Le combat suivant concerne la clause anti-cumul introduite par la loi du 24 juillet 2014, qui prévoit que les « aides financières auxquelles les demandeurs peuvent avoir droit de la part des autorités de leur État de résidence [soient] déduit[es]» de la bourse d’études accordée par le ministère de l’Enseignement supérieur luxembourgeois. Une clause invoquée par ce dernier pour motiver la déduction des allocations familiales versées aux familles résidant en Belgique et en Allemagne après les 18 ans de l’enfant.

Le tribunal administratif a vu pleuvoir les premiers recours mi-2015 et, les ayant rejetés, a conduit les étudiants déboutés à relever appel devant la Cour administrative.

Si les avocats des étudiants ont soulevé la nature différente des aides reçues de part et d’autre de la frontière – allocations familiales perçues sans condition de poursuivre des études supérieures côté belge ou allemand, bourses d’études sur justificatif d’inscription à un cursus d’études côté luxembourgeois –, la Cour administrative a décidé d’envisager le problème « sous l’angle de la réalité économique ».

La CJUE boudée

«Les aides étatiques sont à entrevoir d’abord comme un soulagement de la charge des frais d’études pour les personnes qui finalement financent les études supérieures en question», indiquent les juges dans la décision concernant une étudiante belge qui avait vu les 1.370 euros d’allocations familiales belges déduites de la bourse d’études luxembourgeoise du même montant pour le semestre 2014-2015. Même raisonnement concernant le recours d’une étudiante allemande qui avait vu sa bourse réduite à 1.372 euros en raison des 443 euros perçus par ses parents au titre des allocations familiales outre-Moselle.

Cette interprétation est encore utilisée par la Cour administrative face au recours d’un étudiant français auquel le ministère de l’Enseignement supérieur a retranché une partie de sa bourse au motif qu’il percevait côté français l’APL (aide personnalisée au logement). Et ce alors que le tribunal administratif avait donné raison au plaignant.

Le raisonnement de la Cour, fondé sur la notion de ‘réalisme économique’, revient à lier la faiblesse des revenus et la poursuite des études.
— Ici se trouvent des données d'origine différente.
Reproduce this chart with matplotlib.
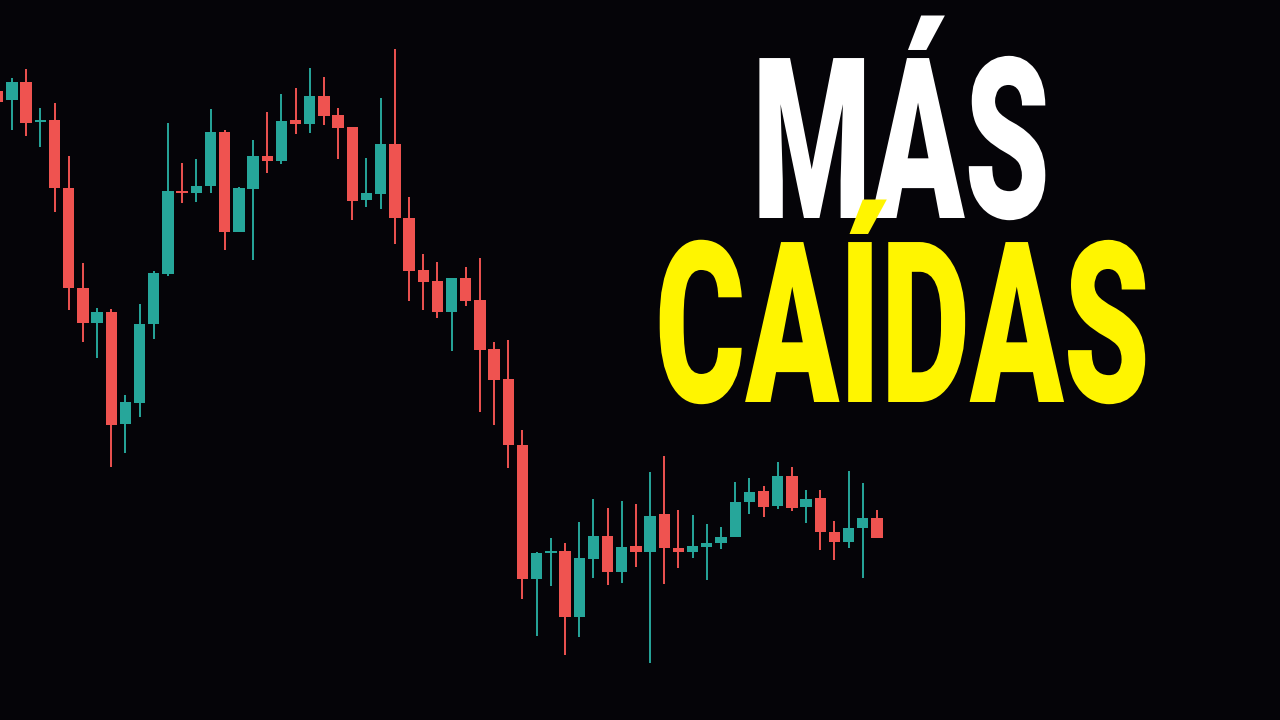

Me Jonathan Holler, Bauler & Lutgen

Ironie de l’histoire, la Cour administrative appuie son interprétation sur le récent arrêt de la CJUE fixant que les beaux-enfants d’un travailleur frontalier peuvent prétendre aux bourses d’études dans la mesure où ils sont à sa charge, faisant primer l’argument économique par rapport au lien de filiation. 

«Le raisonnement de la Cour, fondé sur la notion de ‘réalisme économique’, revient à lier la faiblesse des revenus et la poursuite des études, s’insurge Me Jonathan Holler (Bauler & Lutgen), avocat des étudiants français et allemand concernés. Or, cet amalgame ne saurait justifier le fait qu’un étudiant peut parfaitement poursuivre des études et ne pas bénéficier des APL ou le fait que les salariés la perçoivent en plus grand nombre que les étudiants.»

Consternée, Me Stéphanie Jacquet (Schanen & Bannasch), avocate de l’étudiante belge, note aussi que «la Cour administrative n’a pas pris en considération l’aspect discriminatoire et dit uniquement que la législation est conforme au droit européen».

Si aucun recours national n’existe pour les décisions de la Cour administrative, les avocats ne perdent pas espoir de voir la question portée devant la CJUE.